As an research intern at Knowledge Mining Team at Microsoft Research in the year 2020, I contributed to the Project Cortex. My primary responsibility was to address the challenge of producing abstractive summaries from bullet points, a task integral to the broader goal of providing detailed information about acronyms when hovering over them in a document. While my colleagues focused on implementing the full form and one-liner descriptions, my role involved exploring the feasibility of generating multi-line descriptions using state-of-the-art seq2seq models.

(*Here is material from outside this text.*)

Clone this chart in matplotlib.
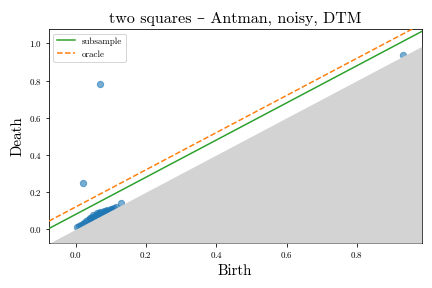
import numpy as np
import matplotlib
matplotlib.use("Agg")
import matplotlib.pyplot as plt

plt.rcParams['font.family'] = ['cmr10', 'DejaVu Serif']
plt.rcParams['mathtext.fontset'] = 'cm'
plt.rcParams['axes.formatter.use_mathtext'] = True

# persistence diagram points (birth, death)
births = [0.022, 0.069, 0.931,
          0.005, 0.010, 0.015, 0.020, 0.025, 0.030, 0.035, 0.040, 0.045,
          0.050, 0.055, 0.060, 0.065, 0.070, 0.075, 0.080, 0.085, 0.090,
          0.095, 0.100, 0.105, 0.110, 0.115, 0.130,
          0.040, 0.050, 0.060, 0.070, 0.080, 0.090, 0.100]
deaths = [0.247, 0.780, 0.936,
          0.010, 0.017, 0.023, 0.029, 0.036, 0.043, 0.050, 0.057, 0.063,
          0.068, 0.073, 0.077, 0.082, 0.086, 0.089, 0.092, 0.094, 0.096,
          0.099, 0.103, 0.108, 0.113, 0.118, 0.139,
          0.062, 0.077, 0.088, 0.094, 0.098, 0.102, 0.108]

# confidence band offsets
subsample_c = 0.080
oracle_c = 0.120

xlim = (-0.076, 0.984)
ylim = (-0.074, 1.077)

fig, ax = plt.subplots(figsize=(6, 4), dpi=72)
ax.scatter(births, deaths, s=40, color='C0', alpha=0.6, zorder=2)

xx = np.array(xlim)
ax.fill_between(xx, ylim[0], xx, color='lightgray', zorder=3, linewidth=0)
ax.plot(xx, xx + subsample_c, color='C2', label='subsample', zorder=4)
ax.plot(xx, xx + oracle_c, color='C1', linestyle='--', label='oracle', zorder=4)

ax.set_xlim(xlim)
ax.set_ylim(ylim)
ax.set_xticks([0.0, 0.2, 0.4, 0.6, 0.8])
ax.set_yticks([0.0, 0.2, 0.4, 0.6, 0.8, 1.0])
ax.tick_params(labelsize=9)
ax.set_xlabel('Birth', fontsize=15)
ax.set_ylabel('Death', fontsize=15)
ax.set_title('two squares – Antman, noisy, DTM', fontsize=16)
ax.legend(loc='upper left', fontsize=9)

fig.subplots_adjust(left=0.113, right=0.976, top=0.899, bottom=0.156)
fig.savefig('out.png', dpi=72)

Multiline description meant that I had to summarize multiple definitions into a coherent paragraph. The unique challenge in the use case included the brevity of input text in the form of bullet points, demanding the compilation of limited information into cohesive summaries without repetition. The output was expected to be grammatically correct, logically structured, and non-repetitive.

Another hiccup was unavailability of training dataset. I delved into the use of various datasets, including DiscoFuse, and curated a custom dataset tailored to the specific requirements of our task. The objective was to fine-tune and compare the performance of candidate models, namely BERT, GPT-2, and BART.

Among the models explored, the BART un-tuned model stood out for delivering the best results in terms of logical and grammatically correct sentences. However, it exhibited a more extractive nature. On the other hand, the BERT model, when fine-tuned on DiscoFuse, showcased a higher level of abstraction but struggled with retaining facts, leading to repetitions that impacted the overall legibility of the summary.Both BART and BERT achieved similar Rouge scores, indicating substantial coverage of content and definitions. Notably, the BART fine-tuned experiment was anticipated to yield improved results based on the comparative enhancement observed in the fine-tuning of the BERT model, which is a partial module of the BART model.

In drawing conclusions from the experiments, it became evident that the multi-line definition task could benefit from an initial focus on multi-document abstractive summarization and sentence fusion. This strategic shift, from starting with individual definitions to fusing them, was proposed as a means of enhancing the overall production perspective.

In summary, my work involved an in-depth exploration of seq2seq models, the creation and fine-tuning of datasets, and the evaluation of model performances, leading to valuable insights for the ongoing development of Project Cortex.